'There is finally light at the end of the tunnel' for high energy prices
Irish households are still paying nearly double on energy than they did pre-covid.
There may finally be “light at the end of tunnel” for households in terms of their energy bills in 2024, with further reductions expected later this year, but the Irish public is still paying nearly double than they did pre-covid.
January has been marked with a series of announcements from the big energy firms they would cut their bills, and for many it was their second price cut announcement in recent months.
As recently as Friday, Energia said it would be dropping its prices for its 300,000 customers, cutting about €129 off the average annual electricity bill.
In Bord Gáis Energy’s announcement of a price reduction earlier this month, it claimed dual-fuel customers would save almost €1,000 on their bills annually when its two recent price cuts were put together. It said its “careful hedging strategy” had meant it could make such cuts to customers’ bills.
It came after Electric Ireland had reignited the price war in earnest, announcing its second cut in four months on January 15.
The energy firms had been under sustained pressure to drop their prices and Daragh Cassidy, head of communications at Bonkers.ie, said these recent cuts were to be expected.
“Over the past year or so, wholesale gas and electricity prices have fallen significantly and this drop is now being passed on to consumers, who have seen two rounds of price decreases over the past four months or so,” he said.

“Wholesale prices are falling largely due to a decrease in the price of gas. A mild winter has meant that gas use has been lower than normal in most of Europe and therefore storage levels are high.
“Which is good for easing market jitters and keeping prices under control. And Europe has been receiving lots of shipments of liquified natural gas to replace the Russian piped gas that was banned following its invasion of Ukraine, which then sparked the energy crisis.”
The statistics do bear out the drop in wholesale costs, with the latest Central Statistics Office figures for November 2023 showing the price of electricity 14.1% lower than the same month a year prior.
The difference was even more pronounced earlier in the year. Wholesale electricity prices in August 2023 were fully 72.5% lower than prices in August 2022.
While prices for households shot up, particularly at the beginning of the war in Ukraine, they have not been as quick to drop, even when wholesale prices dropped significantly.
Analysis from Bonkers.ie on the average prices being paid by households shows we are still paying far more to light and heat our homes now than we were before the pandemic, for example.
On January 1, 2019, the average annual electricity bill for an Electric Ireland customer was about €996. This spiked continuously throughout 2022 in particular, reaching a height of €2,176 for the average annual bill in October 2022.
Even coupled with the next reduction set to take effect in March, the average annual electricity bill will be about €1,755.

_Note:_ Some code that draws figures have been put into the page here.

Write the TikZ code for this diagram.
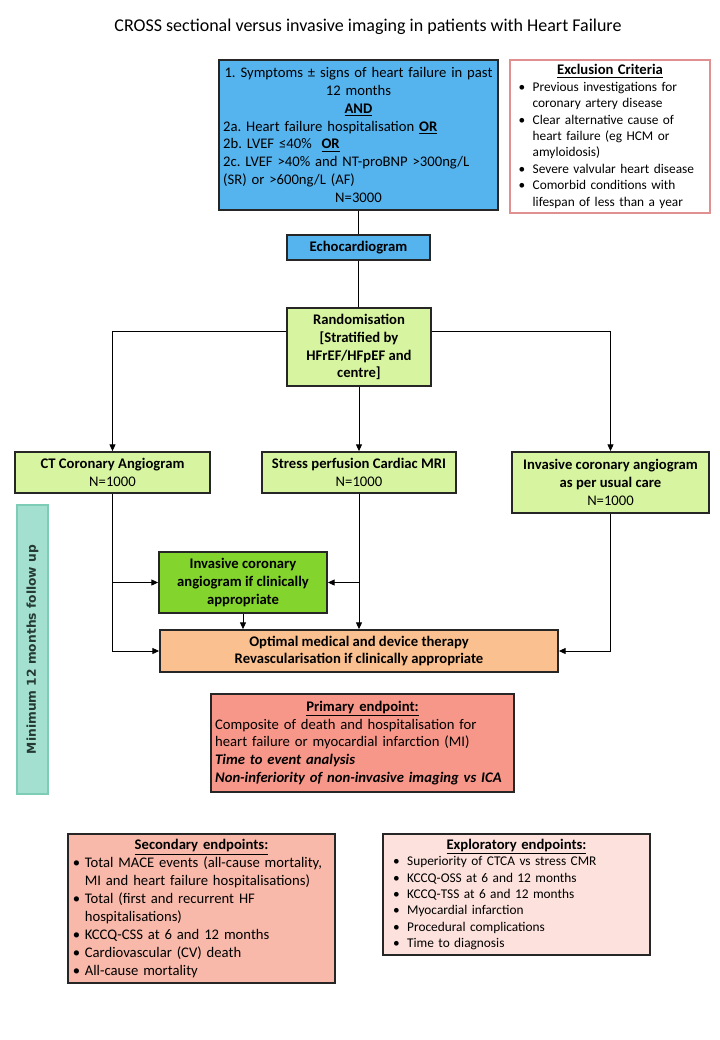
\documentclass[tikz,border=0pt]{standalone}
\usepackage{fontspec}
\setmainfont{Carlito}
\newfontfamily\fufont{DejaVu Sans}
\usetikzlibrary{arrows.meta}
\definecolor{cblue}{HTML}{55B3EE}
\definecolor{clgreen}{HTML}{D7F5A0}
\definecolor{cgreen}{HTML}{84D42E}
\definecolor{corange}{HTML}{FAC08F}
\definecolor{cprim}{HTML}{F7978A}
\definecolor{csec}{HTML}{F8B9AA}
\definecolor{cexpl}{HTML}{FCE1DC}
\definecolor{cteal}{HTML}{A4E0D0}
\definecolor{ctealb}{HTML}{7DCDB6}
\definecolor{cexclb}{HTML}{E09090}
\definecolor{cfu}{HTML}{243A33}
\frenchspacing
\newcommand{\elevenpt}{\fontsize{11}{13.4}\selectfont}
\newcommand{\tenpt}{\fontsize{10}{12.3}\selectfont}
\newcommand{\ubf}[1]{\textbf{\underline{#1}}}
\newcommand{\nl}{\hfil\break}
% #1 bullet offset, #2 hanging indent, #3 text
\newcommand{\bitem}[3]{\par\noindent\hangindent=#2\hangafter=1\makebox[#2][l]{\hspace{#1}•}#3}
\tikzset{
  box/.style={draw=black!85, line width=1.4pt, inner ysep=2pt, align=center, font=\elevenpt},
  arr/.style={-{Triangle[length=5pt,width=4.5pt]}, line width=0.6pt},
  ln/.style={line width=0.6pt},
}
\begin{document}
\begin{tikzpicture}[x=0.75pt,y=-0.75pt]
\useasboundingbox[fill=white] (0,0) rectangle (720,1040);

\node[font=\fontsize{13.5}{16}\selectfont] (title) at (368,27) {CROSS sectional versus invasive imaging in patients with Heart Failure};

\node[box, fill=cblue, minimum width=209.25pt, minimum height=112.5pt, text width=203pt, inner xsep=3pt, align=left] (top) at (358.5,135) {%
{\centering 1. Symptoms ± signs of heart failure in past\\ 12 months\\ \ubf{AND}\par}
2a. Heart failure hospitalisation \ubf{OR}\\
2b. LVEF ≤40\% \ \ubf{OR}\\
2c. LVEF >40\% and NT-proBNP >300ng/L\\
(SR) or >600ng/L (AF)\par
{\centering N=3000\par}};

\node[draw=cexclb, line width=0.8pt, fill=white, minimum width=150pt, minimum height=114.75pt, text width=144pt, inner xsep=3pt, align=left, font=\tenpt] (excl) at (610,136.5) {%
{\centering\fontsize{11}{13.4}\selectfont\ubf{Exclusion Criteria}\par}
\bitem{3.5pt}{14pt}{Previous investigations for\nl coronary artery disease}
\bitem{3.5pt}{14pt}{Clear alternative cause of\nl heart failure (eg HCM or\nl amyloidosis)}
\bitem{3.5pt}{14pt}{Severe  valvular heart disease}
\bitem{3.5pt}{14pt}{Comorbid conditions with\nl lifespan of less than a year}\par};

\node[box, fill=cblue, minimum width=107.25pt, minimum height=18.75pt, font=\elevenpt\bfseries] (echo) at (358.5,247.5) {Echocardiogram};

\node[box, fill=clgreen, minimum width=108pt, minimum height=58.5pt, font=\elevenpt\bfseries] (rand) at (359,347) {Randomisation\\ {[}Stratified by\\ HFrEF/HFpEF and\\ centre{]}};

\node[box, fill=clgreen, minimum width=146.25pt, minimum height=30.75pt] (ct) at (112.5,472.5) {\textbf{CT Coronary Angiogram}\\ N=1000};
\node[box, fill=clgreen, minimum width=145.5pt, minimum height=30.75pt] (stress) at (359,472.5) {\textbf{Stress perfusion Cardiac MRI}\\ N=1000};
\node[box, fill=clgreen, minimum width=147.75pt, minimum height=45.75pt] (usual) at (610.5,482.5) {\textbf{Invasive coronary angiogram}\\ \textbf{as per usual care}\\ N=1000};

\node[draw=ctealb, line width=1pt, fill=cteal, rotate=90, minimum width=216.75pt, minimum height=23.25pt, inner sep=0pt, font=\fufont\fontsize{9.2}{10}\selectfont\bfseries, text=cfu] (fu) at (32.5,649.5) {Minimum 12 months follow up};

\node[box, fill=cgreen, minimum width=126pt, minimum height=45.75pt, font=\elevenpt\bfseries] (ica) at (243,582.5) {Invasive coronary\\ angiogram if clinically\\ appropriate};

\node[box, fill=corange, minimum width=298.5pt, minimum height=31.5pt, font=\elevenpt\bfseries] (omt) at (359,651) {Optimal medical and device therapy\\ Revascularisation if clinically appropriate};

\node[box, fill=cprim, minimum width=227.25pt, minimum height=73.5pt, text width=221pt, inner xsep=3pt, align=left] (prim) at (362.5,743) {%
{\centering\ubf{Primary endpoint:}\par}
Composite of death and hospitalisation for\\
heart failure or myocardial infarction (MI)\\
\textbf{\textit{Time to event analysis}}\\
\textbf{\textit{Non-inferiority of non-invasive imaging vs ICA}}\par};

\node[box, fill=csec, minimum width=200.25pt, minimum height=111.75pt, text width=196pt, inner xsep=2pt, align=left] (sec) at (201.5,908.5) {%
{\centering\ubf{Secondary endpoints:}\par}
\bitem{1.5pt}{10.5pt}{Total MACE events (all-cause mortality,\nl MI and heart failure hospitalisations)}
\bitem{1.5pt}{10.5pt}{Total (first and recurrent HF\nl hospitalisations)}
\bitem{1.5pt}{10.5pt}{KCCQ-CSS at 6 and 12 months}
\bitem{1.5pt}{10.5pt}{Cardiovascular (CV) death}
\bitem{1.5pt}{10.5pt}{All-cause mortality}\par};

\node[box, fill=cexpl, minimum width=200.25pt, minimum height=90.75pt, text width=192pt, inner xsep=4pt, align=left, font=\tenpt] (expl) at (516.5,894.5) {%
{\centering\fontsize{11}{13.4}\selectfont\ubf{Exploratory endpoints:}\par}
\bitem{3.5pt}{14pt}{Superiority of CTCA vs stress CMR}
\bitem{3.5pt}{14pt}{KCCQ-OSS at 6 and 12 months}
\bitem{3.5pt}{14pt}{KCCQ-TSS at 6 and 12 months}
\bitem{3.5pt}{14pt}{Myocardial infarction}
\bitem{3.5pt}{14pt}{Procedural complications}
\bitem{3.5pt}{14pt}{Time to diagnosis}\par};

% connectors
\draw[ln] (top.south) -- (echo.north);
\draw[ln] (echo.south) -- (echo.south |- rand.north);
\draw[arr] ([yshift=12pt]rand.west) -| (ct.north);
\draw[arr] ([yshift=12pt]rand.east) -| (usual.north);
\draw[arr] (rand.south) -- (stress.north);
\draw[arr] (ct.south) |- (omt.west);
\draw[arr] (ct.south |- ica.west) -- (ica.west);
\draw[arr] (stress.south) -- (stress.south |- omt.north);
\draw[arr] (stress.south |- ica.east) -- (ica.east);
\draw[arr] (ica.south) -- (ica.south |- omt.north);
\draw[arr] (usual.south) |- (omt.east);
\end{tikzpicture}
\end{document}
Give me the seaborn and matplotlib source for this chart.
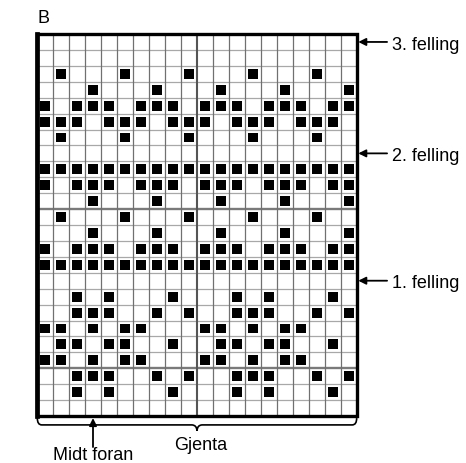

“Wholesale prices are still close to double normal levels,” Mr Cassidy said. “So, there is a limit to how far prices for consumers can drop for the time being.”
Such is the pressure still on households that the Government rolled out fresh energy credits in Budget 2024, to the tune of €450 across three payments for every household. Even with this support, about one in eight of all households were in arrears on their energy bills last autumn.
This itself was a huge rise compared to 2022. The Society of St Vincent de Paul, meanwhile, said it received a record number of calls last year, as tens of thousands asked for help with their energy bills.
Just before Christmas, Taoiseach Leo Varadkar again told energy companies to begin reducing prices, while Environment Minister Eamon Ryan said he expected household bills to fall “significantly” next year.
“My expectation for the householder is we’re going to see prices fall quite significantly in the first quarter, or first half, of the year,” Mr Ryan said.
He said he did not believe prices would increase again due to increased electricity interconnection with other states.
“Because of all this interconnection with Danish wind, Norwegian hydro, French nuclear is going to keep driving that price down,” Mr Ryan added, meaning household bills would fall as a result.
Mr Cassidy agreed the signs were pointing towards further reductions for households in the coming months.
“However, if wholesale gas and electricity prices remain close to where they currently are, then barring another economic shock of some sort, it's very likely we’ll see a third round of price decreases of around 10% to 20% from all the main suppliers in the second half of the year,” he said.
“[But] that would still leave prices around 40% to 50% above what would, until recently, have been considered normal levels.
“Nevertheless, it does look like there is finally light at the end of the tunnel and the worst of the energy crisis has passed.”